=== Challenge ===
Copy the records below word for word, from the first line through the line that contains "data table underneath", and leave out any pictures.

◆ ◆ ◆ ◆ ◆

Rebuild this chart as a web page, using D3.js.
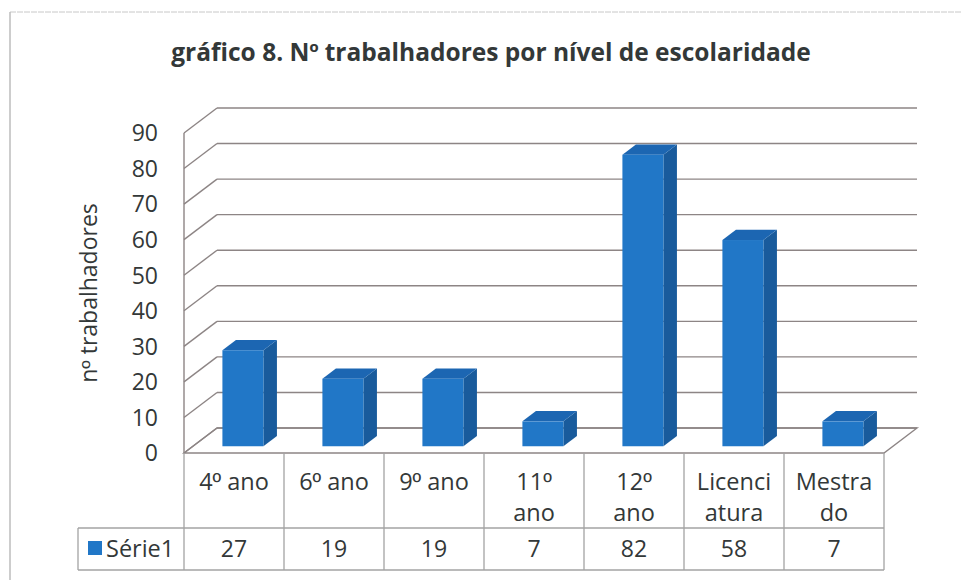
<!DOCTYPE html>
<html>
<head>
<meta charset="utf-8">
<script src="https://cdn.jsdelivr.net/npm/d3@7"></script>
<style>
    body { margin: 0; background: #fff; }
    text { font-family: 'Open Sans', 'Noto Sans', sans-serif; fill: #333838; }
    .ord { font-family: 'Liberation Sans', 'DejaVu Sans', sans-serif; }
</style>
</head>
<body>
<div id="chart-wrapper"></div>
<script>

// gráfico 8 - 3d column chart with data table underneath

var categories = ['4º ano', '6º ano', '9º ano', '11º ano', '12º ano', 'Licenciatura', 'Mestrado'];
// how the category names wrap inside the table cells
var categoryLines = [
    ['4º ano'],
    ['6º ano'],
    ['9º ano'],
    ['11º', 'ano'],
    ['12º', 'ano'],
    ['Licenci', 'atura'],
    ['Mestra', 'do']
];
var values = [27, 19, 19, 7, 82, 58, 7];
var yTicks = [0, 10, 20, 30, 40, 50, 60, 70, 80, 90];
var seriesName = 'Série1';
var title = 'gráfico 8. Nº trabalhadores por nível de escolaridade';
var yLabel = 'nº trabalhadores';

// open sans draws º without the bar underneath, so swap font for that glyph only
function ordinalText(sel, str){
    str.split(/(º)/).forEach(function(part){
        if (!part) return;
        var t = sel.append('tspan').text(part);
        if (part === 'º') t.attr('class', 'ord');
    });
}

var chart = {
    width: 961,
    height: 580,
    left: 184,
    right: 884,
    top: 133,
    bottom: 453,
    depthX: 33,
    depthY: -25,
    barFront: 0.27,
    barBack: 0.68,
    barWidth: 0.41,
    gridColor: '#8d8585',
    tableColor: '#a3a3a3',
    blue: { front: '#2177c7', top: '#1c66b2', side: '#195b9c' },

    init: function(){
        this.svg = d3.select('#chart-wrapper').append('svg')
            .attr('width', this.width)
            .attr('height', this.height);

        this.x = d3.scaleBand()
            .domain(categories)
            .range([this.left, this.right]);

        this.y = d3.scaleLinear()
            .domain([0, 90])
            .range([this.bottom, this.top]);
    },

    drawFrame: function(){
        this.svg.append('line')
            .attr('x1', 10).attr('x2', this.width)
            .attr('y1', 12).attr('y2', 12)
            .attr('stroke', '#c8c8c8')
            .attr('stroke-dasharray', '6,1');
        this.svg.append('line')
            .attr('x1', 10).attr('x2', 10)
            .attr('y1', 12).attr('y2', this.height)
            .attr('stroke', '#bdbdbd')
            .attr('stroke-width', 1.5);

        var t = this.svg.append('text')
            .attr('x', 491)
            .attr('y', 61)
            .attr('text-anchor', 'middle')
            .style('font-size', '24.5px')
            .style('font-weight', 'bold');
        ordinalText(t, title);

        var yl = this.svg.append('text')
            .attr('transform', 'translate(97,' + 293 + ') rotate(-90)')
            .attr('text-anchor', 'middle')
            .style('font-size', '23px');
        ordinalText(yl, yLabel);
    },

    drawWalls: function(){
        var x0 = this.left, x1 = this.right, dx = this.depthX, dy = this.depthY, y = this.y;
        var g = this.svg.append('g').attr('class', 'walls');

        // floor
        g.append('path')
            .attr('d', 'M' + x0 + ',' + y(0) + 'L' + x1 + ',' + y(0) +
                'L' + (x1 + dx) + ',' + (y(0) + dy) + 'L' + (x0 + dx) + ',' + (y(0) + dy) + 'Z')
            .attr('fill', '#fff')
            .attr('stroke', this.gridColor)
            .attr('stroke-width', 1.4);

        // side wall diagonals
        g.selectAll('line.diag')
            .data(yTicks)
            .enter()
            .append('line')
            .attr('class', 'diag')
            .attr('x1', x0)
            .attr('x2', x0 + dx)
            .attr('y1', function(d){ return y(d); })
            .attr('y2', function(d){ return y(d) + dy; })
            .attr('stroke', this.gridColor)
            .attr('stroke-width', 1.4);

        // back wall gridlines
        g.selectAll('line.grid')
            .data(yTicks)
            .enter()
            .append('line')
            .attr('class', 'grid')
            .attr('x1', x0 + dx)
            .attr('x2', x1 + dx)
            .attr('y1', function(d){ return y(d) + dy; })
            .attr('y2', function(d){ return y(d) + dy; })
            .attr('stroke', this.gridColor)
            .attr('stroke-width', 1.4);

        // front vertical edge of the side wall
        g.append('line')
            .attr('x1', x0).attr('x2', x0)
            .attr('y1', y(90)).attr('y2', y(0))
            .attr('stroke', this.gridColor)
            .attr('stroke-width', 1.4);

        g.selectAll('text.tick')
            .data(yTicks)
            .enter()
            .append('text')
            .attr('class', 'tick')
            .attr('x', 158)
            .attr('y', function(d){ return y(d); })
            .attr('dy', '0.36em')
            .attr('text-anchor', 'end')
            .style('font-size', '23px')
            .text(function(d){ return d; });
    },

    drawBars: function(){
        var x = this.x, y = this.y;
        var bw = x.bandwidth() * this.barWidth;
        var fx = this.depthX * this.barFront, fy = this.depthY * this.barFront;
        var ddx = this.depthX * (this.barBack - this.barFront);
        var ddy = this.depthY * (this.barBack - this.barFront);

        function left(i){ return x(categories[i]) + (x.bandwidth() - bw) / 2 + fx; }
        function top(d){ return y(d) + fy; }
        var base = y(0) + fy;

        var bars = this.svg.append('g').attr('class', 'bars')
            .selectAll('g.bar')
            .data(values)
            .enter()
            .append('g')
            .attr('class', 'bar');

        bars.append('path')
            .attr('fill', this.blue.side)
            .attr('d', function(d, i){
                var r = left(i) + bw;
                return 'M' + r + ',' + top(d) + 'L' + (r + ddx) + ',' + (top(d) + ddy) +
                    'L' + (r + ddx) + ',' + (base + ddy) + 'L' + r + ',' + base + 'Z';
            });

        bars.append('path')
            .attr('fill', this.blue.top)
            .attr('d', function(d, i){
                var l = left(i), r = l + bw;
                return 'M' + l + ',' + top(d) + 'L' + r + ',' + top(d) +
                    'L' + (r + ddx) + ',' + (top(d) + ddy) + 'L' + (l + ddx) + ',' + (top(d) + ddy) + 'Z';
            });

        bars.append('rect')
            .attr('fill', this.blue.front)
            .attr('x', function(d, i){ return left(i); })
            .attr('y', function(d){ return top(d); })
            .attr('width', bw)
            .attr('height', function(d){ return base - top(d); });
    },

    drawTable: function(){
        var x = this.x, col = this.tableColor;
        var rowTop = this.bottom, rowMid = 528, rowEnd = 570, legendLeft = 78;
        var g = this.svg.append('g').attr('class', 'table');

        // column dividers
        g.selectAll('line.col')
            .data(categories.concat(['end']))
            .enter()
            .append('line')
            .attr('class', 'col')
            .attr('x1', function(d){ return d === 'end' ? x.range()[1] : x(d); })
            .attr('x2', function(d){ return d === 'end' ? x.range()[1] : x(d); })
            .attr('y1', rowTop)
            .attr('y2', rowEnd)
            .attr('stroke', col)
            .attr('stroke-width', 1.3);

        g.append('line')
            .attr('x1', legendLeft).attr('x2', this.right)
            .attr('y1', rowMid).attr('y2', rowMid)
            .attr('stroke', col).attr('stroke-width', 1.3);
        g.append('line')
            .attr('x1', legendLeft).attr('x2', this.right)
            .attr('y1', rowEnd).attr('y2', rowEnd)
            .attr('stroke', col).attr('stroke-width', 1.3);
        g.append('line')
            .attr('x1', legendLeft).attr('x2', legendLeft)
            .attr('y1', rowMid).attr('y2', rowEnd)
            .attr('stroke', col).attr('stroke-width', 1.3);

        var labels = g.selectAll('text.cat')
            .data(categoryLines)
            .enter()
            .append('text')
            .attr('class', 'cat')
            .attr('text-anchor', 'middle')
            .style('font-size', '23.5px');

        labels.selectAll('tspan.line')
            .data(function(d, i){
                return d.map(function(t, j){ return { text: t, i: i, j: j }; });
            })
            .enter()
            .append('tspan')
            .attr('class', 'line')
            .attr('x', function(d){ return x(categories[d.i]) + x.bandwidth() / 2; })
            .attr('y', function(d){ return 490 + d.j * 31; })
            .each(function(d){ ordinalText(d3.select(this), d.text); });

        g.selectAll('text.val')
            .data(values)
            .enter()
            .append('text')
            .attr('class', 'val')
            .attr('x', function(d, i){ return x(categories[i]) + x.bandwidth() / 2; })
            .attr('y', 557)
            .attr('text-anchor', 'middle')
            .style('font-size', '23px')
            .text(function(d){ return d; });

        g.append('rect')
            .attr('x', 88).attr('y', 541)
            .attr('width', 14).attr('height', 14)
            .attr('fill', this.blue.front);
        g.append('text')
            .attr('x', 106)
            .attr('y', 557)
            .style('font-size', '23.5px')
            .text(seriesName);
    }
};

chart.init();
chart.drawFrame();
chart.drawWalls();
chart.drawBars();
chart.drawTable();

</script>
</body>
</html>
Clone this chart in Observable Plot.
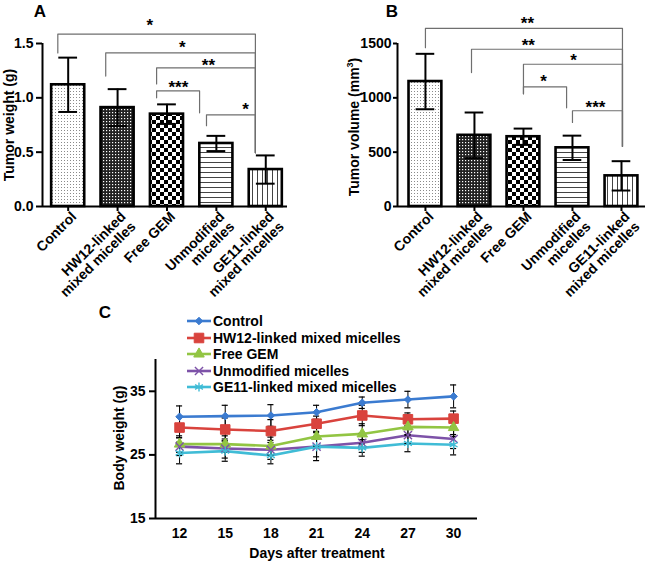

◆ ◆ ◆ ◆ ◆

=== Task response ===
Rebuild this chart as a web page, using D3.js.
<!DOCTYPE html>
<html>
<head>
<meta charset="utf-8">
<script src="https://cdn.jsdelivr.net/npm/d3@7"></script>
<style>
    body { margin: 0; background: #fff; }
    text { font-family: 'Open Sans', 'Noto Sans', sans-serif; fill: #333838; }
    .ord { font-family: 'Liberation Sans', 'DejaVu Sans', sans-serif; }
</style>
</head>
<body>
<div id="chart-wrapper"></div>
<script>

// gráfico 8 - 3d column chart with data table underneath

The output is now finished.